1. In order to establish lost profits, the jury must be provided with information or data sufficient to enable them to estimate the amount of the loss with reasonable certainty. Brock v. D. O. T., 151 Ga. App. 905, 906 (3) (262 SE2d 156) (1979). Generally speaking, this means that they must be provided with figures establishing the business’s projected revenue as well as its projected expenses. See Kitchens v. Lowe, 139 Ga. App. 526, 531 (228 SE2d 923) (1976). But see Bennett v. Smith, 245 Ga. 725 (267 SE2d 19) (1980). A bold assertion by the owner as to the amount of the lost profits has no evidentiary value unless supported by figures showing the firm’s established profits and losses. Tri-State Systems, Inc. v. Village Outlet Stores, 135 Ga. App. 81, 84 (2) (217 SE2d 399) (1975). Consequently, the trial court erred in instructing the jury that the condemnees could recover lost profits.

2. There was sufficient evidence to authorize the jury to conclude that the property had a “peculiar value... to the owner.” As indicated previously, Mr. Vest testified that attempts to find a comparable location had been unsuccessful and that consequently the business had been discontinued. There was also testimony to the effect that the property’s location on the highway and the amount of its frontage made it particularly suited for the use to which it was being put. On the basis of this evidence, the jury could have concluded that the fair market value of the property was not adequate compensation. See Hinson v. D.O.T., 135 Ga. App. 258 (1) (217 SE2d 606) (1975); Housing Auth. of the City of Atlanta v. Troncalli, 111 Ga. App. 515, 518 (142 SE2d 93) (1965). Thus, had there been evidence establishing the business’s expected profits, the jury would have been authorized to award compensation based on the *370income valuation method rather than on the basis of fair market value. See Housing Auth. of the City of Atlanta v. Southern R. Co., 245 Ga. 229 (264 SE2d 174) (1980). However, this is not what the court charged. The court instead instructed the jury that the peculiar or unique value of the land to the condemnees was an element to be considered in arriving at value. This in effect authorized a double recovery, i.e., a recovery for loss of the fair market value of the land plus a recovery based on its loss as a business site. This was contrary to law. Where property is valued according to its unique or peculiar value to the owner, this is done as an alternative to the fair market value method. “In other words unique property is simply property which must be valued by something other than the fair market value standard.” Housing Auth. of the City of Atlanta v. Southern R. Co., supra, at 230. Since in this case there was no competent evidence from which the jury could have valued the property by any standard other than fair market value, the court erred in charging the jury that its peculiar value to the condemnees could be also considered.

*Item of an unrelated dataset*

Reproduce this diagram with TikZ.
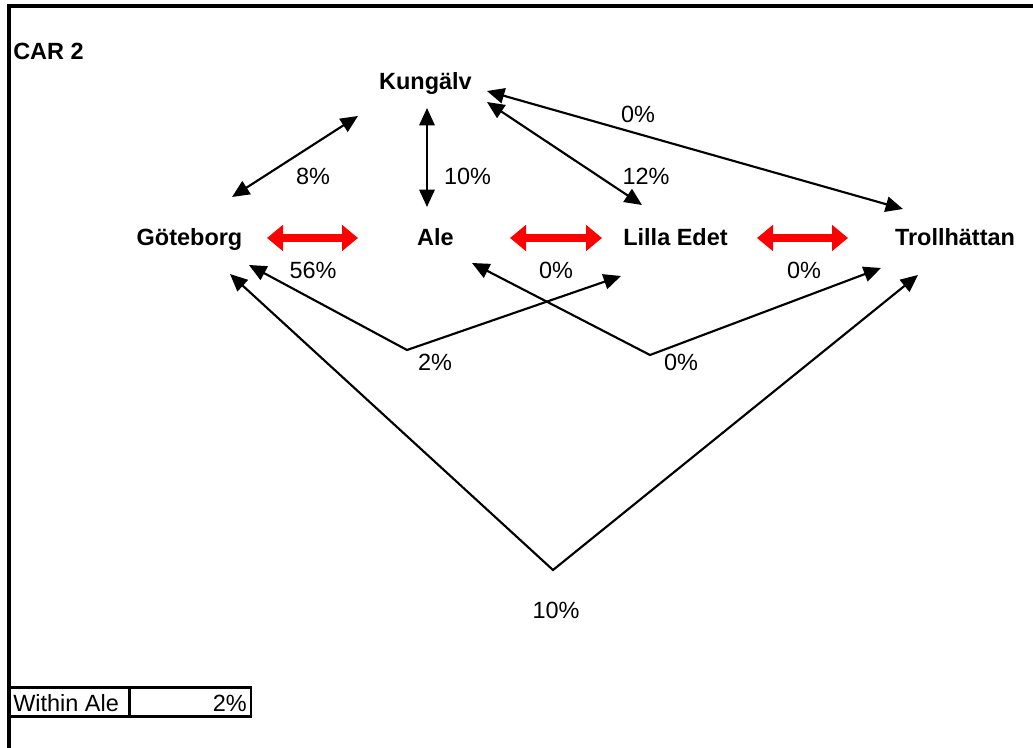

Decided November 13, 1981. Michael J. Bowers, Attorney General, Marion O. Gordon, Senior Assistant Attorney General, William J. Wiggins, Special Assistant Attorney General, Charles Richards, Michael E. Hobbs, Assistant Attorneys General, for appellant. David Flint, amicus curiae. James R. Dollar, Jr., for appellees.

3. Although the judgment must be reversed, we agree with the condemnees that post judgment interest in a condemnation action should be awarded at the rate of 12 percent per annum, in accordance with Code Ann. § 57-108 (as amended by Ga. L. 1980, p. 1118). The department contends that the applicable statute is Code Ann. § 95A-616 (Ga. L. 1973, pp. 947, 1021), which provides, in pertinent part, as follows: “After just and adequate compensation has been ascertained and established by judgment, the said judgment shall include, as part of the just and adequate compensation awarded, interest from the date of taking to the date of payment pursuant to final judgment, at the rate of 7 percent per annum on the amount awarded by final judgment...” However, since Code Ann. § 57-108, supra, applies by its terms to “[a] 11 judgments in this state ...” and since it is the more recent of the two statutes, we must conclude that it supersedes Code Ann. § 95A-616 insofar as the latter deals with the rate of interest applicable after final judgment.

Judgment reversed.

Deen, P. J., concurs. Carley, J., concurs specially.